Cold storage — keeping private keys completely offline — is the safest method. ArcSign gives you full cold storage security with AES-256-GCM encrypted backups, eliminating the paper seed phrase vulnerability of traditional hardware wallets. For the full picture, see our private key management best practices.
Q: What happened to customer Bitcoin on FTX, Mt. Gox, and Bybit?
Mt. Gox lost 850,000 BTC ($450M at the time) to hackers in 2014. FTX collapsed in 2022 with approximately $8 billion in customer funds misappropriated. Bybit was hacked in February 2025 for $1.4 billion in a supply-chain attack. In all cases, customers who held their own keys were unaffected.
Q: Does ArcSign support Bitcoin?
Yes. ArcSign supports Bitcoin using BIP44 derivation path m/44’/0’/0’. Your BTC private keys are generated and stored locally on your USB drive, never transmitted to any server.
Q: What is XOR sharding and how does it protect my Bitcoin?
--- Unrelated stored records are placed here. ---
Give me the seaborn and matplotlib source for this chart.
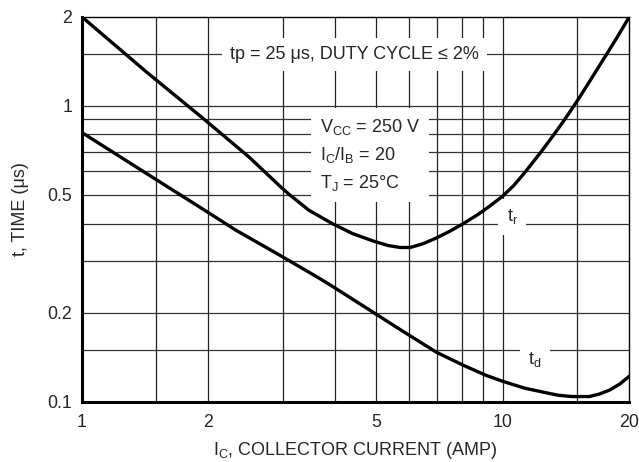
import matplotlib
matplotlib.use("Agg")
import matplotlib.pyplot as plt
import pandas as pd
import seaborn as sns

# rise time curve
ic_tr = [1.0, 1.424, 1.938, 2.498, 2.974, 3.105, 3.462, 3.924, 4.399, 4.931, 5.350,
         5.710, 6.030, 6.471, 6.945, 7.494, 8.045, 8.730, 9.318, 10.0, 10.63, 11.31,
         12.38, 13.21, 13.98, 14.51, 15.19, 16.33, 17.61, 18.78, 20.0]
t_r = [2.0, 1.302, 0.909, 0.671, 0.531, 0.503, 0.444, 0.401, 0.370, 0.349, 0.337,
       0.332, 0.332, 0.342, 0.357, 0.377, 0.399, 0.429, 0.458, 0.495, 0.538, 0.597,
       0.703, 0.796, 0.891, 0.963, 1.062, 1.250, 1.484, 1.720, 2.0]

# delay time curve
ic_td = [1.0, 1.424, 1.938, 2.323, 2.974, 3.656, 3.930, 4.912, 5.648, 6.958, 8.045,
         9.102, 10.04, 11.31, 12.85, 13.59, 14.61, 16.07, 16.99, 17.96, 18.99, 20.0]
t_d = [0.813, 0.591, 0.448, 0.380, 0.311, 0.262, 0.246, 0.201, 0.177, 0.147, 0.133,
       0.123, 0.117, 0.111, 0.1068, 0.1051, 0.1041, 0.1041, 0.1062, 0.1095, 0.1148, 0.122]

x_grid = [1.5, 2, 3, 4, 5, 6, 7, 8, 9, 10, 15]
y_grid = [0.15, 0.2, 0.3, 0.4, 0.5, 0.6, 0.7, 0.8, 0.9, 1, 1.5]
x_ticks = [1, 2, 5, 10, 20]
x_labels = ["1", "2", "5", "10", "20"]
y_ticks = [0.1, 0.2, 0.5, 1, 2]
y_labels = ["0.1", "0.2", "0.5", "1", "2"]

sns.set_style("white")
plt.rcParams['font.family'] = ['Liberation Sans', 'DejaVu Sans']
plt.rcParams['mathtext.fontset'] = 'custom'
plt.rcParams['mathtext.rm'] = 'Liberation Sans'
plt.rcParams['mathtext.it'] = 'Liberation Sans:italic'
fs = 13

fig = plt.figure(figsize=(6.39, 4.62), dpi=100)
ax = fig.add_axes([0.1279, 0.1305, 0.857, 0.8333])

# grid drawn by hand so the label boxes can cut through it
for xv in x_grid:
    ax.axvline(xv, color='#222222', lw=0.9, zorder=1)
for yv in y_grid:
    ax.axhline(yv, color='#333333', lw=0.9, zorder=1)

df_r = pd.DataFrame({'Ic': ic_tr, 't': t_r})
df_d = pd.DataFrame({'Ic': ic_td, 't': t_d})
sns.lineplot(data=df_r, x='Ic', y='t', color='black', lw=2.4, sort=False,
             estimator=None, ax=ax, zorder=3)
sns.lineplot(data=df_d, x='Ic', y='t', color='black', lw=2.4, sort=False,
             estimator=None, ax=ax, zorder=3)

ax.set_xscale('log')
ax.set_yscale('log')
ax.set_xlim(1, 20)
ax.set_ylim(0.1, 2)
ax.set_xticks(x_ticks)
ax.set_xticklabels(x_labels, fontsize=12.8)
ax.set_yticks(y_ticks)
ax.set_yticklabels(y_labels, fontsize=12.8)
ax.minorticks_off()
ax.tick_params(axis='both', length=0)
ax.tick_params(axis='x', pad=9)
ax.tick_params(axis='y', pad=7)

ax.set_xlabel(r"$\mathregular{I_C}$, COLLECTOR CURRENT (AMP)", fontsize=fs, labelpad=6)
ax.set_ylabel("t, TIME (μs)", fontsize=fs, labelpad=13)

for side in ['left', 'bottom']:
    ax.spines[side].set_linewidth(2.2)
for side in ['top', 'right']:
    ax.spines[side].set_linewidth(1.0)
for s in ax.spines.values():
    s.set_color('black')

box = dict(facecolor='white', edgecolor='none', boxstyle='square,pad=0.45')
ax.text(0.498, 0.902, "tp = 25 μs, DUTY CYCLE ≤ 2%", transform=ax.transAxes,
        ha='center', va='center', fontsize=fs, bbox=box, zorder=2)
ax.text(0.435, 0.641,
        "$\\mathregular{V_{CC}}$ = 250 V\n$\\mathregular{I_C/I_B}$ = 20\n$\\mathregular{T_J}$ = 25°C",
        transform=ax.transAxes, ha='left', va='center', fontsize=fs,
        linespacing=1.55, bbox=dict(facecolor='white', edgecolor='none',
                                    boxstyle='square,pad=0.5'), zorder=2)
ax.text(0.786, 0.48, "$\\mathregular{t_r}$", transform=ax.transAxes, ha='center',
        va='center', fontsize=fs, bbox=box, zorder=2)
ax.text(0.828, 0.11, "$\\mathregular{t_d}$", transform=ax.transAxes, ha='center',
        va='center', fontsize=fs, bbox=box, zorder=2)

fig.savefig("out.png", dpi=100)
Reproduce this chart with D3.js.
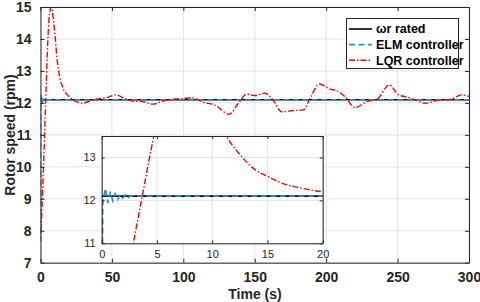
<!DOCTYPE html>
<html>
<head>
<meta charset="utf-8">
<script src="https://cdn.jsdelivr.net/npm/d3@7"></script>
<style>
  body { margin: 0; background: #fff; }
  svg { display: block; font-family: "Liberation Sans", Arial, sans-serif; }
  .main .tick text { font-size: 14px; font-weight: bold; fill: #262626; }
  .inset .tick text { font-size: 11px; fill: #262626; }
  .domain { stroke: #262626; }
  .tick line { stroke: #262626; }
</style>
</head>
<body>
<svg id="chart" width="480" height="302"></svg>
<script>
// rated speed
const ratedSpeed = 12.1;

// ELM controller response (time s, rpm)
const elmTime  = [0, 0.1, 0.33, 0.55, 0.78, 1.0, 1.22, 1.45, 1.68, 1.9, 2.15, 2.4, 2.65, 3.0, 4, 300];
const elmSpeed = [7.9, 11.95, 12.28, 11.94, 12.2, 11.99, 12.16, 12.02, 12.14, 12.05, 12.13, 12.07, 12.11, 12.1, 12.1, 12.1];

// LQR controller response (time s, rpm)
const lqrTime = [0, 0.5, 1, 2, 2.86, 3.67, 4.73, 5.5, 6.5, 7.5, 8.5, 9.5, 10.5, 11.3, 12.67, 13.9, 15.1, 16.3, 17.8, 19.9,
  24.9, 29.5, 35.4, 40, 46, 52.9, 58.7, 64.5, 71.5, 78.6, 85.6, 94.9, 99, 105.9, 114, 122.2, 132.2, 138.5, 144.4,
  150.2, 157.2, 163, 168.9, 177, 184, 188.7, 195.2, 202.7, 207.4, 213.2, 220.2, 228.4, 235.4, 244.3, 250.6, 257.6,
  263.4, 269.3, 277.5, 286.8, 295, 300];
const lqrSpeed = [7.66, 8.15, 8.7, 9.85, 11.0, 12.1, 13.5, 14.3, 14.85, 15.0, 14.8, 14.4, 13.95, 13.5, 13.02, 12.71, 12.55, 12.4, 12.3, 12.2,
  12.04, 11.99, 12.07, 12.12, 12.16, 12.25, 12.14, 12.06, 12.04, 11.96, 12.06, 12.12, 12.13, 12.16, 12.02, 11.93, 11.64, 11.99, 12.27,
  12.23, 12.3, 12.07, 11.72, 11.76, 11.78, 12.14, 12.59, 12.43, 12.38, 12.19, 11.85, 12.04, 12.11, 12.56, 12.25, 12.17,
  12.07, 11.99, 12.07, 12.11, 12.25, 12.2];

const xTicks = [0, 50, 100, 150, 200, 250, 300];
const yTicks = [7, 8, 9, 10, 11, 12, 13, 14, 15];
const insetXTicks = [0, 5, 10, 15, 20];
const insetYTicks = [11, 12, 13];

const legendLabels = ["\u03c9r rated", "ELM controller", "LQR controller"];

const elm = elmTime.map((t, i) => ({t, v: elmSpeed[i]}));
const lqr = lqrTime.map((t, i) => ({t, v: lqrSpeed[i]}));
const rated = [{t: 0, v: ratedSpeed}, {t: 300, v: ratedSpeed}];

const svg = d3.select("#chart");

const styles = [
  {color: "#000000", dash: null, width: 1.6, curve: d3.curveLinear},
  {color: "#1f8fdc", dash: "6,3.5", width: 1.6, curve: d3.curveLinear},
  {color: "#ff0000", dash: "6,2,1.5,2", width: 1.4, curve: d3.curveMonotoneX}
];

function panel(g, x, y, xt, yt, cls, clipId) {
  const [x0, x1] = x.range();
  const [y0, y1] = y.range();
  g.attr("class", cls);
  g.append("rect").attr("x", x0).attr("y", y1).attr("width", x1 - x0).attr("height", y0 - y1).attr("fill", "#fff");
  // grid
  g.append("g").selectAll("line").data(xt).join("line")
    .attr("x1", d => x(d)).attr("x2", d => x(d)).attr("y1", y0).attr("y2", y1)
    .attr("stroke", "#e3e3e3");
  g.append("g").selectAll("line").data(yt).join("line")
    .attr("y1", d => y(d)).attr("y2", d => y(d)).attr("x1", x0).attr("x2", x1)
    .attr("stroke", "#e3e3e3");

  g.append("clipPath").attr("id", clipId).append("rect")
    .attr("x", x0).attr("y", y1).attr("width", x1 - x0).attr("height", y0 - y1);

  const lines = g.append("g").attr("clip-path", `url(#${clipId})`);
  [rated, elm, lqr].forEach((data, i) => {
    const line = d3.line().x(d => x(d.t)).y(d => y(d.v)).curve(styles[i].curve);
    lines.append("path").datum(data).attr("d", line)
      .attr("fill", "none").attr("stroke", styles[i].color)
      .attr("stroke-width", styles[i].width)
      .attr("stroke-dasharray", styles[i].dash);
  });

  const big = cls === "main";
  const ts = big ? 4 : 3;
  const fmt = d3.format("d");
  g.append("g").attr("transform", `translate(0,${y0})`)
    .call(d3.axisBottom(x).tickValues(xt).tickFormat(fmt).tickSizeInner(-ts).tickSizeOuter(0).tickPadding(big ? 9 : 7));
  g.append("g").attr("transform", `translate(0,${y1})`)
    .call(d3.axisTop(x).tickValues(xt).tickSizeInner(-ts).tickSizeOuter(0).tickFormat(""));
  g.append("g").attr("transform", `translate(${x0},0)`)
    .call(d3.axisLeft(y).tickValues(yt).tickFormat(fmt).tickSizeInner(-ts).tickSizeOuter(0).tickPadding(big ? 9 : 6));
  g.append("g").attr("transform", `translate(${x1},0)`)
    .call(d3.axisRight(y).tickValues(yt).tickSizeInner(-ts).tickSizeOuter(0).tickFormat(""));
}

// main axes
const x = d3.scaleLinear().domain([0, 300]).range([40.5, 469]);
const y = d3.scaleLinear().domain([7, 15]).range([262.7, 7]);
panel(svg.append("g"), x, y, xTicks, yTicks, "main", "clipMain");

// inset axes
const xi = d3.scaleLinear().domain([0, 20]).range([101.7, 322.7]);
const yi = d3.scaleLinear().domain([11, 13.5]).range([243.3, 136]);
panel(svg.append("g"), xi, yi, insetXTicks, insetYTicks, "inset", "clipInset");

// axis titles
svg.append("text").attr("x", 255).attr("y", 299)
  .attr("text-anchor", "middle").attr("font-size", 14).attr("font-weight", "bold").attr("fill", "#262626")
  .text("Time (s)");
svg.append("text").attr("transform", "translate(15,135) rotate(-90)")
  .attr("text-anchor", "middle").attr("font-size", 14).attr("font-weight", "bold").attr("fill", "#262626")
  .text("Rotor speed (rpm)");

// legend
const lg = svg.append("g");
lg.append("rect").attr("x", 346.5).attr("y", 18.5).attr("width", 112).attr("height", 50)
  .attr("fill", "#fff").attr("stroke", "#262626").attr("stroke-width", 1);
legendLabels.forEach((label, i) => {
  const yy = 29 + i * 15.6;
  lg.append("line").attr("x1", 349).attr("x2", 372).attr("y1", yy).attr("y2", yy)
    .attr("stroke", styles[i].color).attr("stroke-width", styles[i].width)
    .attr("stroke-dasharray", styles[i].dash);
  lg.append("text").attr("x", 376).attr("y", yy).attr("dy", "0.35em")
    .attr("font-size", 12.5).attr("font-weight", "bold").attr("fill", "#000")
    .text(label);
});
</script>
</body>
</html>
XOR sharding splits your master seed into three parts. Any single part reveals nothing about your seed. Two of the three parts are required to reconstruct it. This means a single lost or stolen USB cannot compromise your Bitcoin.
Q: Is ArcSign free?
Yes. ArcSign is completely free software. All core features — including Bitcoin cold storage, BIP44 HD wallet, XOR sharding, and AES-256-GCM encrypted backups — are available at no cost with a standard USB drive.